O lider do PSOL na Câmara, Chico Alencar (RJ), acredita que quem controla meio de comunicação orienta o caminho da nação. “Esse fato absolutamente agressivo à Constituição brasileira, já naturalizado, não pode continuar sem nenhuma reação da sociedade, porque adultera o processo eleitoral e limita a nossa já frágil democracia”.

Para ele, são ilegalidades como esta que permitem que políticos com a ficha suja, como Jader Barbalho, se perpetuem na política desde a ditadura, exercendo influencia na população por meio de seus canais de rádio e TV.

Farra das concessões, artigo 54º não é respeitado no Brasil

Mais de 30% das concessões de rádio e TV no Brasil estão em poder de congressistas. Foi o que identificou a matéria da repórter, Elvira Lobato, publicada em março na Folha de S.Paulo. Elvira apurou que especuladores, igrejas e políticos utilizam o nome de terceiros para comprar concessões de rádio e TV. À época da reportagem, o ministro das Comunicações, Paulo Bernardo, admitiu que "é mais fácil fazer o impeachment do presidente da República do que impedir a renovação de uma concessão de rádio ou TV".

Imprensa também apurou o caso, e verificou que o artigo 54º da Constituição Federal não é cumprido no Brasil. A legislação impede que deputados e senadores sejam donos de concessões e que "firmem ou mantenham contrato com pessoa jurídica de direito público, autarquia, empresa pública, sociedade de economia mista ou empresa concessionária de serviço público".

João Brant, coordenador do Coletivo Intervozes, destaca que "a admissão do próprio Ministro da dificuldade do tema dá a impressão de que eles [o Ministério] lavam as mãos sobre o assunto". Em uma lista recente, divulgada em 30 de maio, o MiniCom divulgou o nome de todos os donos e sócios de emissoras de rádio e televisão.

Informação que já era de domínio público no site da Agência Nacional de Telecomunicações (Anatel).
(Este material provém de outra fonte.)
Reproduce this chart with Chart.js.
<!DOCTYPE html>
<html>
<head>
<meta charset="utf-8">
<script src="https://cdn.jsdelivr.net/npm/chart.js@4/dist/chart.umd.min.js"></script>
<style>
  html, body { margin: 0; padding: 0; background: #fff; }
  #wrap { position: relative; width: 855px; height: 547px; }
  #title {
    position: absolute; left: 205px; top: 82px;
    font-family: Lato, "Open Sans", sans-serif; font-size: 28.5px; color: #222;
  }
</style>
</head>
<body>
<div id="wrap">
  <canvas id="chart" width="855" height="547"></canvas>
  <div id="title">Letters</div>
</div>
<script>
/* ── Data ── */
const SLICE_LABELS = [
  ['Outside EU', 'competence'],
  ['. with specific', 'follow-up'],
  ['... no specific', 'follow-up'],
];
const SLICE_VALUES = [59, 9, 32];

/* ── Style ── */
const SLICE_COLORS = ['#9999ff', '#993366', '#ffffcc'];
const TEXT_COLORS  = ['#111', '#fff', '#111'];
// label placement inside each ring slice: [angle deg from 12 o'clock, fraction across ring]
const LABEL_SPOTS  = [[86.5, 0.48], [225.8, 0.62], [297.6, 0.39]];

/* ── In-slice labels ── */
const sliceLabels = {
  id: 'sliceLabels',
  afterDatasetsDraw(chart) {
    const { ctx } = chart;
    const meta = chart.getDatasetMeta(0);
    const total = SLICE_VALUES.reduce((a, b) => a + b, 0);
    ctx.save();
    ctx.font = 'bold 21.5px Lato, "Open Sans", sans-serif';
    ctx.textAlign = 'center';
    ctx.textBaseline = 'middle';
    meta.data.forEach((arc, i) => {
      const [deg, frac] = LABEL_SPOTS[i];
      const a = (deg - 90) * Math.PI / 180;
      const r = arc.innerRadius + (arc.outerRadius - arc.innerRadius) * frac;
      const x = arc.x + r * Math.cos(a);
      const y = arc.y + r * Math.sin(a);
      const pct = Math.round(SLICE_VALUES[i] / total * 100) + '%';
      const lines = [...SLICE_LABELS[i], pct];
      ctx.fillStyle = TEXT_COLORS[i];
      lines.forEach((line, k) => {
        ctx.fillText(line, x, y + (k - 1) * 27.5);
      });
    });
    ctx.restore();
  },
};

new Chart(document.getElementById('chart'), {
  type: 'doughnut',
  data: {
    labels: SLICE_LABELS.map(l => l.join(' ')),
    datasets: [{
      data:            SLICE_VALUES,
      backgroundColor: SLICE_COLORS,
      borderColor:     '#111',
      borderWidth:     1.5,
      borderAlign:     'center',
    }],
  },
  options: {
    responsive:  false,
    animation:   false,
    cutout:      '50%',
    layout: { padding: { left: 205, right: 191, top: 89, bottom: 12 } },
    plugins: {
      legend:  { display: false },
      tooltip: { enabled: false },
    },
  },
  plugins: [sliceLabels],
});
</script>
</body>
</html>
De um universo de 291 TVs, 3.205 rádios e 6.186 retransmissoras comerciais existentes no Brasil, mais de 40 estão na mão de deputados e senadores.

Para Pedro Ortiz, doutor em comunicação e integração da América Latina pela Universidade de São Paulo (PROLAM-USP) e pesquisador sobre a TV pública no Brasil, as concessões de emissoras de rádio e TV, comerciais ou educativas, não deveriam ser outorgadas a políticos. "O ministério das Comunicações atua, há seguidas gestões, como uma espécie de 'balcão de negócios' para os pedidos de concessões vindos da classe política ou de 'empresários' das comunicações", sinala.
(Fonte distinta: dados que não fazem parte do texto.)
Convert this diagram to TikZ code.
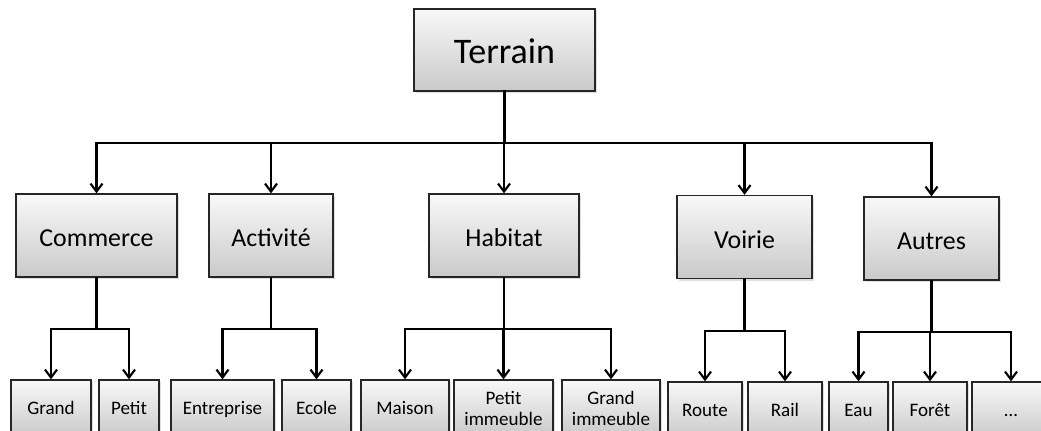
\documentclass[tikz,border=0pt]{standalone}
\usepackage{fontspec}
\setmainfont{Carlito}
\usetikzlibrary{arrows.meta,shadows}
\tikzset{
  boite/.style={draw=black!85, line width=1pt, top color=gray!5, bottom color=gray!42, drop shadow={opacity=0.25, shadow xshift=1.5pt, shadow yshift=-1.5pt}, inner sep=0pt},
  racine/.style={boite, text height=20pt, text depth=0.5pt, font=\fontsize{27}{32}\selectfont},
  famille/.style={boite, minimum height=62.25pt, text height=17.5pt, text depth=0.3pt, font=\fontsize{19.4}{23}\selectfont},
  feuille/.style={boite, minimum height=42pt, text height=10pt, text depth=0.6pt, font=\fontsize{14.3}{15.75}\selectfont},
  double/.style={text height={}, text depth={}, align=center},
  tronc/.style={line width=2.1pt, line cap=rect},
  lien/.style={line width=1.7pt, line cap=rect},
  fleche/.style={line width=1.6pt, -{Straight Barb[length=6pt,width=9pt]}}
}
\begin{document}
\begin{tikzpicture}[x=0.75pt, y=-0.75pt]
\useasboundingbox (0,0) rectangle (1041,430);
\clip (0,0) rectangle (1041,430);
% racine
\node[racine, minimum width=135.75pt, minimum height=61.5pt] (terrain) at (504.5,50) {Terrain};
% familles
\node[famille, minimum width=120.75pt] (commerce) at (96.5,235.5) {Commerce};
\node[famille, minimum width=93pt] (activite) at (271,235.5) {Activité};
\node[famille, minimum width=112.5pt] (habitat) at (504,235.5) {Habitat};
\node[famille, minimum width=101.25pt] (voirie) at (744.5,237) {Voirie};
\node[famille, minimum width=101.25pt] (autres) at (931.5,238.5) {Autres};
% feuilles
\node[feuille, minimum width=60pt] (grand) at (51,408) {Grand};
\node[feuille, minimum width=45pt] (petit) at (129,408) {Petit};
\node[feuille, minimum width=77.25pt] (entreprise) at (222.5,408) {Entreprise};
\node[feuille, minimum width=51.75pt] (ecole) at (316.5,408) {Ecole};
\node[feuille, minimum width=66pt] (maison) at (405,408) {Maison};
\node[feuille, double, minimum width=74.25pt] (petitimm) at (503.5,408) {Petit\\immeuble};
\node[feuille, double, minimum width=73.5pt] (grandimm) at (611,408) {Grand\\immeuble};
\node[feuille, minimum width=55.5pt] (route) at (705,410) {Route};
\node[feuille, minimum width=55.5pt] (rail) at (785,410) {Rail};
\node[feuille, minimum width=44.25pt] (eau) at (858.5,410) {Eau};
\node[feuille, minimum width=55.5pt] (foret) at (930,410) {Forêt};
\node[feuille, minimum width=58.5pt] (autre) at (1011,410) {…};
% liens du premier niveau
\coordinate (busT) at (504.5,143);
\draw[tronc] (terrain.south) -- (busT);
\draw[tronc] (busT -| commerce) -- (busT -| autres);
\foreach \n in {commerce,activite,habitat,voirie,autres} \draw[fleche] (busT -| \n) -- (\n.north);
% liens du second niveau
\draw[lien] (commerce.south) -- ++(0,51) coordinate (busC);\draw[lien] (busC -| grand) -- (busC -| petit);
\foreach \f in {grand,petit} \draw[fleche] (busC -| \f) -- (\f.north);
\draw[lien] (activite.south) -- ++(0,51) coordinate (busA);\draw[lien] (busA -| entreprise) -- (busA -| ecole);
\foreach \f in {entreprise,ecole} \draw[fleche] (busA -| \f) -- (\f.north);
\draw[lien] (habitat.south) -- ++(0,51) coordinate (busH);\draw[lien] (busH -| maison) -- (busH -| grandimm);
\foreach \f in {maison,petitimm,grandimm} \draw[fleche] (busH -| \f) -- (\f.north);
\draw[lien] (voirie.south) -- ++(0,52) coordinate (busV);\draw[lien] (busV -| route) -- (busV -| rail);
\foreach \f in {route,rail} \draw[fleche] (busV -| \f) -- (\f.north);
\draw[lien] (autres.south) -- ++(0,51) coordinate (busX);\draw[lien] (busX -| eau) -- (busX -| autre);
\foreach \f in {eau,foret,autre} \draw[fleche] (busX -| \f) -- (\f.north);
\end{tikzpicture}
\end{document}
Acompanhe a íntegra da entrevista com Pedro Ortiz:

Concentração de veículos de comunicação na mão de políticos. Quem sai prejudicado?

Considero que a concentração dos meios de comunicação deveria ser evitada em todos os sentidos, seja nas mãos de grandes corporações midiáticas privadas, ou em aparatos estatais. Não deveria ser admitida ou tolerada a propriedade de veículos de comunicação nas mãos de políticos, nos níveis municipal, estadual e federal, bem como para igrejas, partidos políticos ou instituições que queiram fazer uso político ou proselitista.

O ministério das Comunicações começou a implementar uma série de medidas  para deixar o processo de concessões mais transparente. Será o suficiente?

O histórico das concessões de rádio e TV no Brasil e a forma como elas são distribuídas, em muitos casos, não inspira um panorama muito animador nessa área, infelizmente. Se o ministério das Comunicações, a Anatel e mesmo o Congresso Nacional, através de suas comissões específicas, cumprissem à risca o seu papel concedente e fiscalizador, poderíamos começar a pensar em mudanças positivas.

Quem perde com a concentração de poder político na mídia?

Toda a sociedade civil. A concentração de poder político e econômico na mídia é prejudicial à democracia, seja na mídia comercial ou estatal. A sociedade brasileira pode e deve avançar na construção de um sistema público de comunicação, complementar aos já existentes, como define o artigo 223 da Constituição Federal. Para isso começar efetivamente, é necessária a regulamentação do artigo, com a criação da legislação específica.